* START Source data *
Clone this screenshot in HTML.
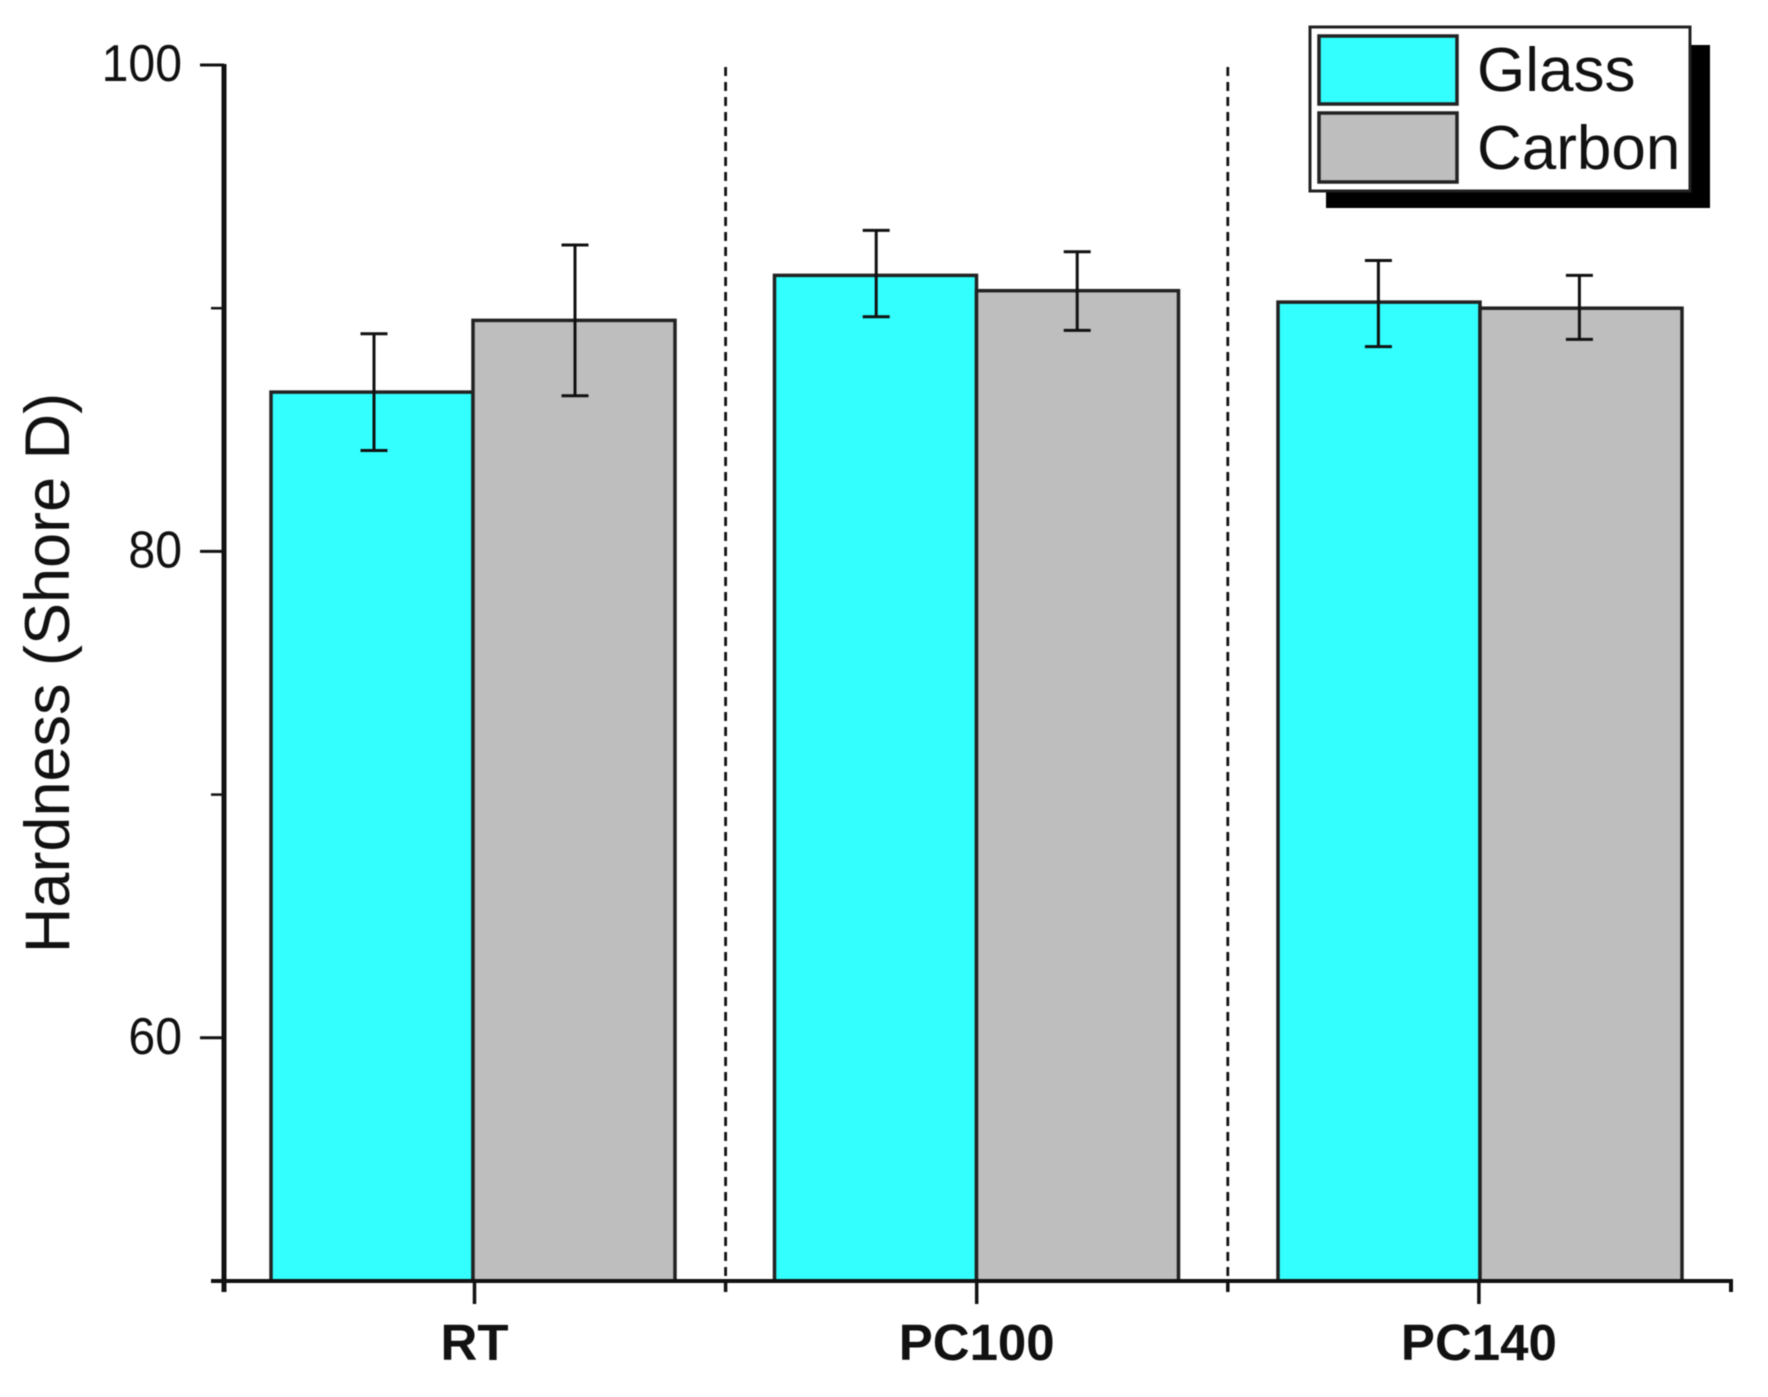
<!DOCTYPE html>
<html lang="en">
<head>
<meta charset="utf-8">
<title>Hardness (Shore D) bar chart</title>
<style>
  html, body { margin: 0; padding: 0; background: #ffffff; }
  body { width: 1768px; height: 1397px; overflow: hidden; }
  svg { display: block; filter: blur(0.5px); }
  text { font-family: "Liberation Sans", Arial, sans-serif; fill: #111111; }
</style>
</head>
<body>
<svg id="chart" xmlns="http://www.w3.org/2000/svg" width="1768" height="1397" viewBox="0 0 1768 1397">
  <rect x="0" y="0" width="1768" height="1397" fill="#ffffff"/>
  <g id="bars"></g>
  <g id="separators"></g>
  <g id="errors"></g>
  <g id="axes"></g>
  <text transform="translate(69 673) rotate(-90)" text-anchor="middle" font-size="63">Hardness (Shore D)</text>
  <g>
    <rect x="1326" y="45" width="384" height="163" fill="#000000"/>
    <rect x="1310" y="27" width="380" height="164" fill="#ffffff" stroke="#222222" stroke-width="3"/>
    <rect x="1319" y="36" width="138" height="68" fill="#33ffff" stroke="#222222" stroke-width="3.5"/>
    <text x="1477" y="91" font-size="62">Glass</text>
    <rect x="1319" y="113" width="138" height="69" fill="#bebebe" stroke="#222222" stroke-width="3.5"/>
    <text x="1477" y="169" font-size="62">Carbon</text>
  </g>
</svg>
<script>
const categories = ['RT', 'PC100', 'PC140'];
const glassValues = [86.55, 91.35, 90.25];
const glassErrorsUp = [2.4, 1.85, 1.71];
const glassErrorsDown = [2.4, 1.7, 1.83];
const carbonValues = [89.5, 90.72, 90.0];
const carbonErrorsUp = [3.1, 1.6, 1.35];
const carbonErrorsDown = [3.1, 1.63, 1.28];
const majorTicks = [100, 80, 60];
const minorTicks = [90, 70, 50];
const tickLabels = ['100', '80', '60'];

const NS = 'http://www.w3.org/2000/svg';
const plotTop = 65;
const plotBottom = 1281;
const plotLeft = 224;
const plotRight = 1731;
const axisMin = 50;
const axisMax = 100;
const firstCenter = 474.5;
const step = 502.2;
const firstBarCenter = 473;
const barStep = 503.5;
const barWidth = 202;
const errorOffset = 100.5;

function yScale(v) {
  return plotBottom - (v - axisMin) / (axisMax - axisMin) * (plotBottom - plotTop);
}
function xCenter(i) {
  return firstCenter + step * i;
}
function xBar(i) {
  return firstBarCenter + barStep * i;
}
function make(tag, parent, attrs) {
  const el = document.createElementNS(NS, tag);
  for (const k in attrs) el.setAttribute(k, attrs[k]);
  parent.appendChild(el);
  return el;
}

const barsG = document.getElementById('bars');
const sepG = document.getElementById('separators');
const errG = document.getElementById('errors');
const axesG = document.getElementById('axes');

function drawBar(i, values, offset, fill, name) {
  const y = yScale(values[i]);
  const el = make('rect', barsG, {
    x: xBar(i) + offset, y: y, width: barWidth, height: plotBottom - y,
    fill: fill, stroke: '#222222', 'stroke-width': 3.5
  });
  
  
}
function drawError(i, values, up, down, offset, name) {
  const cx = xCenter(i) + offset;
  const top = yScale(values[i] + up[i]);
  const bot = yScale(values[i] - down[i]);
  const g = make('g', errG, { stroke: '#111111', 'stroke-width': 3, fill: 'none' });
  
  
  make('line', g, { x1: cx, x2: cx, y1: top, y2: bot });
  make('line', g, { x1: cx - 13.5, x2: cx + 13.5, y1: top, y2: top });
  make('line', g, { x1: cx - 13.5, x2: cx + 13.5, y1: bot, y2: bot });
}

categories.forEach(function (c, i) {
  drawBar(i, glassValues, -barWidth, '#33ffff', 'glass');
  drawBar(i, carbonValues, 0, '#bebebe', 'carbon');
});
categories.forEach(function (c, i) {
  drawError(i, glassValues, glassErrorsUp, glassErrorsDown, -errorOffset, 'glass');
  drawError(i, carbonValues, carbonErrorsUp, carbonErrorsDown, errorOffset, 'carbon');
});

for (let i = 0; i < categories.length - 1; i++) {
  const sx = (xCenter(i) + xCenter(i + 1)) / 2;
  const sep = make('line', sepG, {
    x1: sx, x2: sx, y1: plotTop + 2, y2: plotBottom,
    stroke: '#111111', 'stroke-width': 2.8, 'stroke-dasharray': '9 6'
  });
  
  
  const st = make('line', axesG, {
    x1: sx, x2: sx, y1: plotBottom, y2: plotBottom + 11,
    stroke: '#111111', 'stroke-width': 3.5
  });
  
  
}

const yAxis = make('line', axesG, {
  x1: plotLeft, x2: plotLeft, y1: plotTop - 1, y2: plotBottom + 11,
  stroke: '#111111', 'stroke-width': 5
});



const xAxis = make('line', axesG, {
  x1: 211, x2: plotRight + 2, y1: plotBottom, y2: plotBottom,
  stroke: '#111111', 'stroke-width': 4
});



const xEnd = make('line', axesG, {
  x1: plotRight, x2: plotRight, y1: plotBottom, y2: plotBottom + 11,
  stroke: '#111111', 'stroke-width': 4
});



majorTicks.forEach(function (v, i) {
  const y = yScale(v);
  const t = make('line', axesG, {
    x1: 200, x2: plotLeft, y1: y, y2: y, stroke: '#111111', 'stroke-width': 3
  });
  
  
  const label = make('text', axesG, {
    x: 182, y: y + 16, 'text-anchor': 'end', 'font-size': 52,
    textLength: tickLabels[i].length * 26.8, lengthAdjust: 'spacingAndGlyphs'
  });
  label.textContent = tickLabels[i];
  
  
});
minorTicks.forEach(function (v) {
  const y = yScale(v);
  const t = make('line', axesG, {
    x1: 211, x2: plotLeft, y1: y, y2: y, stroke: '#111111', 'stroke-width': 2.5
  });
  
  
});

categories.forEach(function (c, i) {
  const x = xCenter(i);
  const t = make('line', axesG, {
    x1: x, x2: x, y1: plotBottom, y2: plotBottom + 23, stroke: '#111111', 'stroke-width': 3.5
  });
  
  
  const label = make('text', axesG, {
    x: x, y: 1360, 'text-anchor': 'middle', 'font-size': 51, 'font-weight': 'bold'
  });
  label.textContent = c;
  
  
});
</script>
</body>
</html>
* END Source data *
= Do this =
Give the material again exactly as it is, but keep the pictures out.

= Output for this task =
Clone this screenshot in HTML.
<!DOCTYPE html>
<html lang="en">
<head>
<meta charset="utf-8">
<title>Hardness (Shore D) bar chart</title>
<style>
  html, body { margin: 0; padding: 0; background: #ffffff; }
  body { width: 1768px; height: 1397px; overflow: hidden; }
  svg { display: block; filter: blur(0.5px); }
  text { font-family: "Liberation Sans", Arial, sans-serif; fill: #111111; }
</style>
</head>
<body>
<svg id="chart" xmlns="http://www.w3.org/2000/svg" width="1768" height="1397" viewBox="0 0 1768 1397">
  <rect x="0" y="0" width="1768" height="1397" fill="#ffffff"/>
  <g id="bars"></g>
  <g id="separators"></g>
  <g id="errors"></g>
  <g id="axes"></g>
  <text transform="translate(69 673) rotate(-90)" text-anchor="middle" font-size="63">Hardness (Shore D)</text>
  <g>
    <rect x="1326" y="45" width="384" height="163" fill="#000000"/>
    <rect x="1310" y="27" width="380" height="164" fill="#ffffff" stroke="#222222" stroke-width="3"/>
    <rect x="1319" y="36" width="138" height="68" fill="#33ffff" stroke="#222222" stroke-width="3.5"/>
    <text x="1477" y="91" font-size="62">Glass</text>
    <rect x="1319" y="113" width="138" height="69" fill="#bebebe" stroke="#222222" stroke-width="3.5"/>
    <text x="1477" y="169" font-size="62">Carbon</text>
  </g>
</svg>
<script>
const categories = ['RT', 'PC100', 'PC140'];
const glassValues = [86.55, 91.35, 90.25];
const glassErrorsUp = [2.4, 1.85, 1.71];
const glassErrorsDown = [2.4, 1.7, 1.83];
const carbonValues = [89.5, 90.72, 90.0];
const carbonErrorsUp = [3.1, 1.6, 1.35];
const carbonErrorsDown = [3.1, 1.63, 1.28];
const majorTicks = [100, 80, 60];
const minorTicks = [90, 70, 50];
const tickLabels = ['100', '80', '60'];

const NS = 'http://www.w3.org/2000/svg';
const plotTop = 65;
const plotBottom = 1281;
const plotLeft = 224;
const plotRight = 1731;
const axisMin = 50;
const axisMax = 100;
const firstCenter = 474.5;
const step = 502.2;
const firstBarCenter = 473;
const barStep = 503.5;
const barWidth = 202;
const errorOffset = 100.5;

function yScale(v) {
  return plotBottom - (v - axisMin) / (axisMax - axisMin) * (plotBottom - plotTop);
}
function xCenter(i) {
  return firstCenter + step * i;
}
function xBar(i) {
  return firstBarCenter + barStep * i;
}
function make(tag, parent, attrs) {
  const el = document.createElementNS(NS, tag);
  for (const k in attrs) el.setAttribute(k, attrs[k]);
  parent.appendChild(el);
  return el;
}

const barsG = document.getElementById('bars');
const sepG = document.getElementById('separators');
const errG = document.getElementById('errors');
const axesG = document.getElementById('axes');

function drawBar(i, values, offset, fill, name) {
  const y = yScale(values[i]);
  const el = make('rect', barsG, {
    x: xBar(i) + offset, y: y, width: barWidth, height: plotBottom - y,
    fill: fill, stroke: '#222222', 'stroke-width': 3.5
  });
  
  
}
function drawError(i, values, up, down, offset, name) {
  const cx = xCenter(i) + offset;
  const top = yScale(values[i] + up[i]);
  const bot = yScale(values[i] - down[i]);
  const g = make('g', errG, { stroke: '#111111', 'stroke-width': 3, fill: 'none' });
  
  
  make('line', g, { x1: cx, x2: cx, y1: top, y2: bot });
  make('line', g, { x1: cx - 13.5, x2: cx + 13.5, y1: top, y2: top });
  make('line', g, { x1: cx - 13.5, x2: cx + 13.5, y1: bot, y2: bot });
}

categories.forEach(function (c, i) {
  drawBar(i, glassValues, -barWidth, '#33ffff', 'glass');
  drawBar(i, carbonValues, 0, '#bebebe', 'carbon');
});
categories.forEach(function (c, i) {
  drawError(i, glassValues, glassErrorsUp, glassErrorsDown, -errorOffset, 'glass');
  drawError(i, carbonValues, carbonErrorsUp, carbonErrorsDown, errorOffset, 'carbon');
});

for (let i = 0; i < categories.length - 1; i++) {
  const sx = (xCenter(i) + xCenter(i + 1)) / 2;
  const sep = make('line', sepG, {
    x1: sx, x2: sx, y1: plotTop + 2, y2: plotBottom,
    stroke: '#111111', 'stroke-width': 2.8, 'stroke-dasharray': '9 6'
  });
  
  
  const st = make('line', axesG, {
    x1: sx, x2: sx, y1: plotBottom, y2: plotBottom + 11,
    stroke: '#111111', 'stroke-width': 3.5
  });
  
  
}

const yAxis = make('line', axesG, {
  x1: plotLeft, x2: plotLeft, y1: plotTop - 1, y2: plotBottom + 11,
  stroke: '#111111', 'stroke-width': 5
});



const xAxis = make('line', axesG, {
  x1: 211, x2: plotRight + 2, y1: plotBottom, y2: plotBottom,
  stroke: '#111111', 'stroke-width': 4
});



const xEnd = make('line', axesG, {
  x1: plotRight, x2: plotRight, y1: plotBottom, y2: plotBottom + 11,
  stroke: '#111111', 'stroke-width': 4
});



majorTicks.forEach(function (v, i) {
  const y = yScale(v);
  const t = make('line', axesG, {
    x1: 200, x2: plotLeft, y1: y, y2: y, stroke: '#111111', 'stroke-width': 3
  });
  
  
  const label = make('text', axesG, {
    x: 182, y: y + 16, 'text-anchor': 'end', 'font-size': 52,
    textLength: tickLabels[i].length * 26.8, lengthAdjust: 'spacingAndGlyphs'
  });
  label.textContent = tickLabels[i];
  
  
});
minorTicks.forEach(function (v) {
  const y = yScale(v);
  const t = make('line', axesG, {
    x1: 211, x2: plotLeft, y1: y, y2: y, stroke: '#111111', 'stroke-width': 2.5
  });
  
  
});

categories.forEach(function (c, i) {
  const x = xCenter(i);
  const t = make('line', axesG, {
    x1: x, x2: x, y1: plotBottom, y2: plotBottom + 23, stroke: '#111111', 'stroke-width': 3.5
  });
  
  
  const label = make('text', axesG, {
    x: x, y: 1360, 'text-anchor': 'middle', 'font-size': 51, 'font-weight': 'bold'
  });
  label.textContent = c;
  
  
});
</script>
</body>
</html>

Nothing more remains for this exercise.